Before his speech, Vasconcelos toured an exhibit hall filled with high-tech cameras and other electronic surveillance equipment from the private sector.

The Global Border Security Conference and Expo was sponsored by the University of Texas at Brownsville and Texas Southmost College along with private corporations, in part to give businesses a forum for sales of technology and equipment to the government for homeland security. Exhibits featured air and ground surveillance, unmanned aircraft and advanced biometrics.

In explaining to companies ahead of time why they should participate, corporate organizers said on their Web site: "The U.S. Senate has passed a $4 billion increase in Homeland Security spending focused on gaining control over the U.S. border with Mexico. Are you securing YOUR share of this market?"

Texas had been shopping for a border video camera surveillance system giving the public Internet access to the images to help spot illegal immigration and drug trafficking. But state officials withdrew the contract request this month, offering few details about that decision. They said the project would be rebid.

"The responses that we got back did too little and cost too much," said Allison Castle, spokesman for Gov.

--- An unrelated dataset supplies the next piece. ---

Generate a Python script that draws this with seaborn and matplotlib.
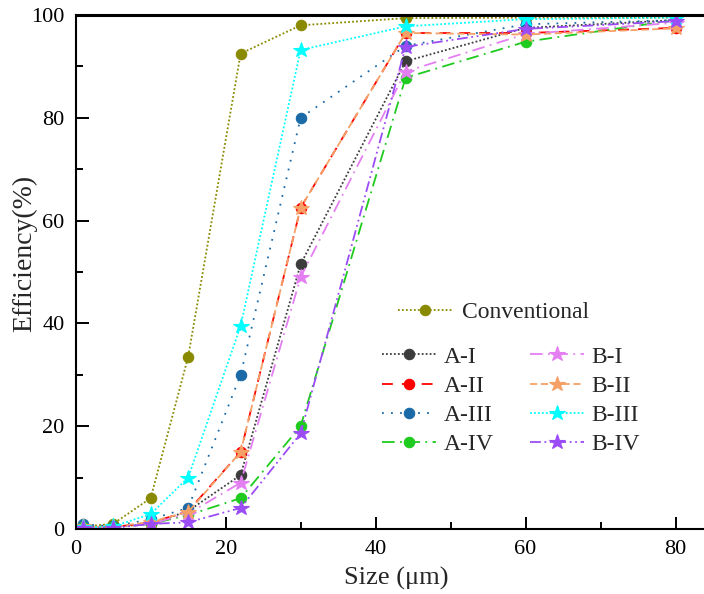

Rick Perry, who advocated the state camera system. "The governor is fully committed to the program, and technology remains a pivotal part of the governor's border security efforts."

Tom Cellucci, chief commercialization officer for the U.S. Department of Homeland Security, told conference attendees of the agency's work to develop and get security products from the private sector to the millions of first responders around the country.

The private sector has more brain power, experience and knowledge than government, he said. "Let's leverage it."